The only notable issue I ran into with the M12 Bandfile is how quickly it eats up batteries. I actually don't have any of the XC4.0 batteries on hand, and I did burn through the little 2.0Ah and 2.5Ah batteries I do have rapidly. While it didn't hold up the job significantly, having to stop and swap batteries frequently does get annoying. If you want the most out of this tool, you will want to get a couple of XC4.0 batteries to help you work seamlessly through bigger projects.

Hank O'Hop

Obviously, this is the tradeoff you make when picking the M12 Bandfile over a pneumatic variant. Not having to worry about charging batteries is a huge point in favor of air tools, especially if you're dealing with a ton of spot welds in one go. However, I'd still say this is the superior tool because not having to deal with an air hose in the awkward, tight spots working on cars puts you in makes such a massive difference. The lack of frustration allowis you to put more focus into the task at hand. Besides, situations that call for one to deal with hundreds of spot welds at once are few and far between, and you will be taking plenty of breaks throughout that kind of project anyway. 

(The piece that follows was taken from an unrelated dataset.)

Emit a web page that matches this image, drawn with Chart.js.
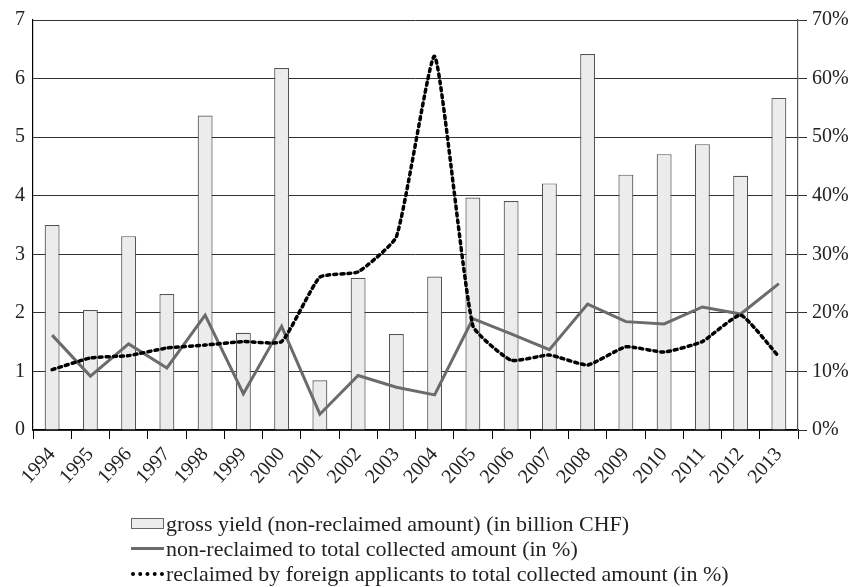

Before this, I used the cheap spot weld cutters you put into a drill. While they will get the job done, this is works so much better. It might not cut through the welds as quickly in perfect conditions, but you never have to worry about the tool suddenly binding and breaking off a tooth, nor is it as likely to blow through both layers of sheet metal, leaving you with a giant hole to plug. The M12 Bandfile is obviously more expensive off the hop; however, between the cost of a drill and the many spot weld cutters I've burnt up over the years, I'd say the M12 Bandfile is the more economical choice in the long run, especially with replacement belts being so cheap. 

Hank O'Hop

The Verdict

I won't call this a must-have tool for everyone. If you're just doing sheet metal work here and there, I recommend sticking to a drill and spot weld cutters or a pneumatic band file if you've already got an air compressor. After all, the tool-only retail of $249.00 isn't exactly pocket change.

Milwaukee M12 Bandfile
Ease Of Use10/10

That said, the M12 Bandfile is an absolute no-brainer if you work with sheet metal on a regular basis. It's a well-made, easy-to-use tool that works quickly through spot welds. It's also lightweight and packed with features that really simplify the user experience, which is really all you can ask for from a tool. Sharing batteries with more awesome M12 tools, like my beloved die grinder and cordless ratchets makes it an excellent investment all around.

I'm saying this all as a DIYer, though. I might get into really hardcore stuff in my free time, but I'm still not using these tools day in and day out to make a living. Still, I think it'd be hard to find anything much to complain about the package Milwuakees put together in any case.